A year after its debut, Pinterest’s Lens feature has become so capable of parsing what an image contains and what a person is searching for that the company will now use it to support text-based searches.
Starting next week, people will be able to attach images to textual search queries on Pinterest to have Lens aid in finding what they are looking for, the company announced on Thursday. The new option will first roll out to Pinterest’s iOS app and will eventually make its way to the Android version.
The idea is that the images will serve as an additional parameter for a search to better mimic how people might seek things out in the real world. Consider how you might walk into a furniture store looking for a living room rug and show the salesperson a photo of your couch and coffee table to help pinpoint a match. Or how you might be at the grocery store shopping for salsa ingredients, see an odd-but-inviting type of pepper and ask an employee what other salsa ingredients it would complement. Now you’ll be able to put those questions to Pinterest.
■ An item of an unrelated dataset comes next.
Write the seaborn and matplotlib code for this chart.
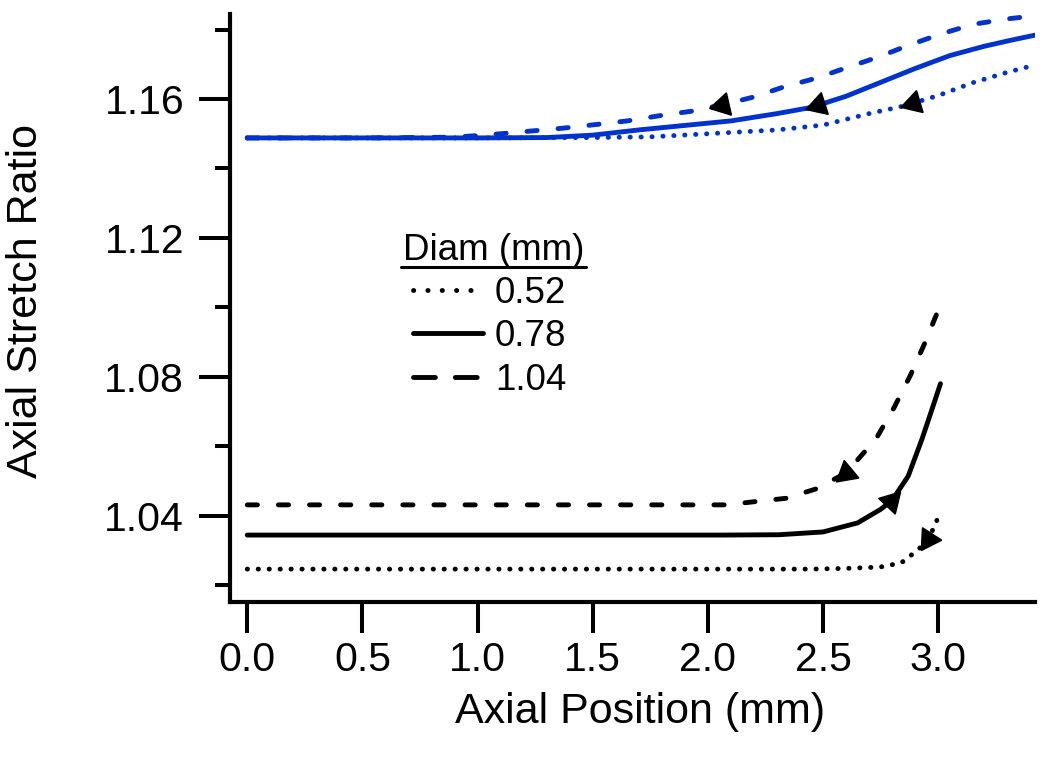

The combination of visual and text search should also help Pinterest refine its visual search results. The text queries can be used to augment Pinterest’s computer vision technology’s understanding of what an image contains and to establish new relationships between the objects the technology is familiar with and other things or uses it may not yet be aware of.
Of course, Pinterest’s ability to parse images is already improving as its volume of visual searches increases. Every month, people conduct more than 600 million visual searches using Lens, Pinterest’s image-parsing browser extensions and its visual search within pins feature. As a result, Pinterest’s computer vision technology can recognize more than five times as many items as it did a year ago, including recipe ingredients and clothing styles.